-- BEGIN Dataset extract --
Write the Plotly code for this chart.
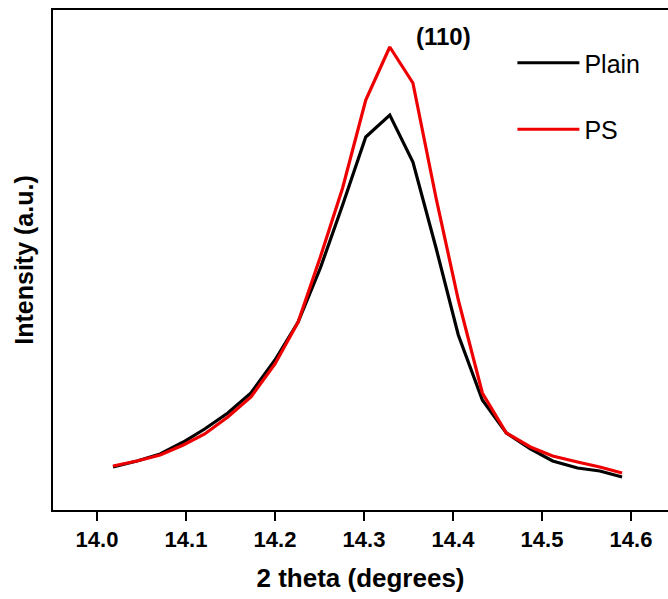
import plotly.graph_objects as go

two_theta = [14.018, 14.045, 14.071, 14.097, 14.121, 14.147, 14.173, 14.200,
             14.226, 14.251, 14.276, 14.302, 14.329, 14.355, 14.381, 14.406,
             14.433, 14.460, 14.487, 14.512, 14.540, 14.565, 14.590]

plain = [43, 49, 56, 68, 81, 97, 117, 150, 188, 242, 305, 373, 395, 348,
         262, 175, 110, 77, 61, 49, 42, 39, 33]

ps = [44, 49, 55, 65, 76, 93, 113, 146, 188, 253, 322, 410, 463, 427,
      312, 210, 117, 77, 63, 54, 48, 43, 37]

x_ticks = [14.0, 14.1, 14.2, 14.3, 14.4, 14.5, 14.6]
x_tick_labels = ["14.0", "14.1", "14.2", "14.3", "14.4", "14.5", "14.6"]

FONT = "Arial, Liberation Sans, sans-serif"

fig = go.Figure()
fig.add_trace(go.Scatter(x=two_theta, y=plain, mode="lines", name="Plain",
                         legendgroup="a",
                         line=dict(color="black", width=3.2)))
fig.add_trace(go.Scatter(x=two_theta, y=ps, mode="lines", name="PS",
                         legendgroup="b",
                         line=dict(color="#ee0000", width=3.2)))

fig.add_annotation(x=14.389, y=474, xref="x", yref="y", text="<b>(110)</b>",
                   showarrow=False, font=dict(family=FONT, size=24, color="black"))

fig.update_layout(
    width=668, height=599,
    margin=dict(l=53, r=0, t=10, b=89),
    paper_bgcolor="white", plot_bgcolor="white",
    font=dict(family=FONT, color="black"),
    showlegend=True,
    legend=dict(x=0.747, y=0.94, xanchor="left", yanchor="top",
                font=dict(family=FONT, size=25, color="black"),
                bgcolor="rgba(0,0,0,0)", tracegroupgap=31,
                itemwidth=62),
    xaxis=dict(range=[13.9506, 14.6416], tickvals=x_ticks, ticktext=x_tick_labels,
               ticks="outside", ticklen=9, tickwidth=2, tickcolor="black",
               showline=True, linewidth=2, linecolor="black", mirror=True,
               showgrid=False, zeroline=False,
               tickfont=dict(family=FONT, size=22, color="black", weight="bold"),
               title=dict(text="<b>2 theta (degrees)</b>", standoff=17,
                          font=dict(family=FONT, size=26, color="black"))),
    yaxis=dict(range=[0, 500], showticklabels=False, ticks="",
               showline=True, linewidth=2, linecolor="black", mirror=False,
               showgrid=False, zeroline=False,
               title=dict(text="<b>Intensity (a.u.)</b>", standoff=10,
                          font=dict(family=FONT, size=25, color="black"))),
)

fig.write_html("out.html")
-- END Dataset extract --
What is required:
Omit every picture, then reproduce the rest of the listing exactly.

Written answer:
Write the Plotly code for this chart.
import plotly.graph_objects as go

two_theta = [14.018, 14.045, 14.071, 14.097, 14.121, 14.147, 14.173, 14.200,
             14.226, 14.251, 14.276, 14.302, 14.329, 14.355, 14.381, 14.406,
             14.433, 14.460, 14.487, 14.512, 14.540, 14.565, 14.590]

plain = [43, 49, 56, 68, 81, 97, 117, 150, 188, 242, 305, 373, 395, 348,
         262, 175, 110, 77, 61, 49, 42, 39, 33]

ps = [44, 49, 55, 65, 76, 93, 113, 146, 188, 253, 322, 410, 463, 427,
      312, 210, 117, 77, 63, 54, 48, 43, 37]

x_ticks = [14.0, 14.1, 14.2, 14.3, 14.4, 14.5, 14.6]
x_tick_labels = ["14.0", "14.1", "14.2", "14.3", "14.4", "14.5", "14.6"]

FONT = "Arial, Liberation Sans, sans-serif"

fig = go.Figure()
fig.add_trace(go.Scatter(x=two_theta, y=plain, mode="lines", name="Plain",
                         legendgroup="a",
                         line=dict(color="black", width=3.2)))
fig.add_trace(go.Scatter(x=two_theta, y=ps, mode="lines", name="PS",
                         legendgroup="b",
                         line=dict(color="#ee0000", width=3.2)))

fig.add_annotation(x=14.389, y=474, xref="x", yref="y", text="<b>(110)</b>",
                   showarrow=False, font=dict(family=FONT, size=24, color="black"))

fig.update_layout(
    width=668, height=599,
    margin=dict(l=53, r=0, t=10, b=89),
    paper_bgcolor="white", plot_bgcolor="white",
    font=dict(family=FONT, color="black"),
    showlegend=True,
    legend=dict(x=0.747, y=0.94, xanchor="left", yanchor="top",
                font=dict(family=FONT, size=25, color="black"),
                bgcolor="rgba(0,0,0,0)", tracegroupgap=31,
                itemwidth=62),
    xaxis=dict(range=[13.9506, 14.6416], tickvals=x_ticks, ticktext=x_tick_labels,
               ticks="outside", ticklen=9, tickwidth=2, tickcolor="black",
               showline=True, linewidth=2, linecolor="black", mirror=True,
               showgrid=False, zeroline=False,
               tickfont=dict(family=FONT, size=22, color="black", weight="bold"),
               title=dict(text="<b>2 theta (degrees)</b>", standoff=17,
                          font=dict(family=FONT, size=26, color="black"))),
    yaxis=dict(range=[0, 500], showticklabels=False, ticks="",
               showline=True, linewidth=2, linecolor="black", mirror=False,
               showgrid=False, zeroline=False,
               title=dict(text="<b>Intensity (a.u.)</b>", standoff=10,
                          font=dict(family=FONT, size=25, color="black"))),
)

fig.write_html("out.html")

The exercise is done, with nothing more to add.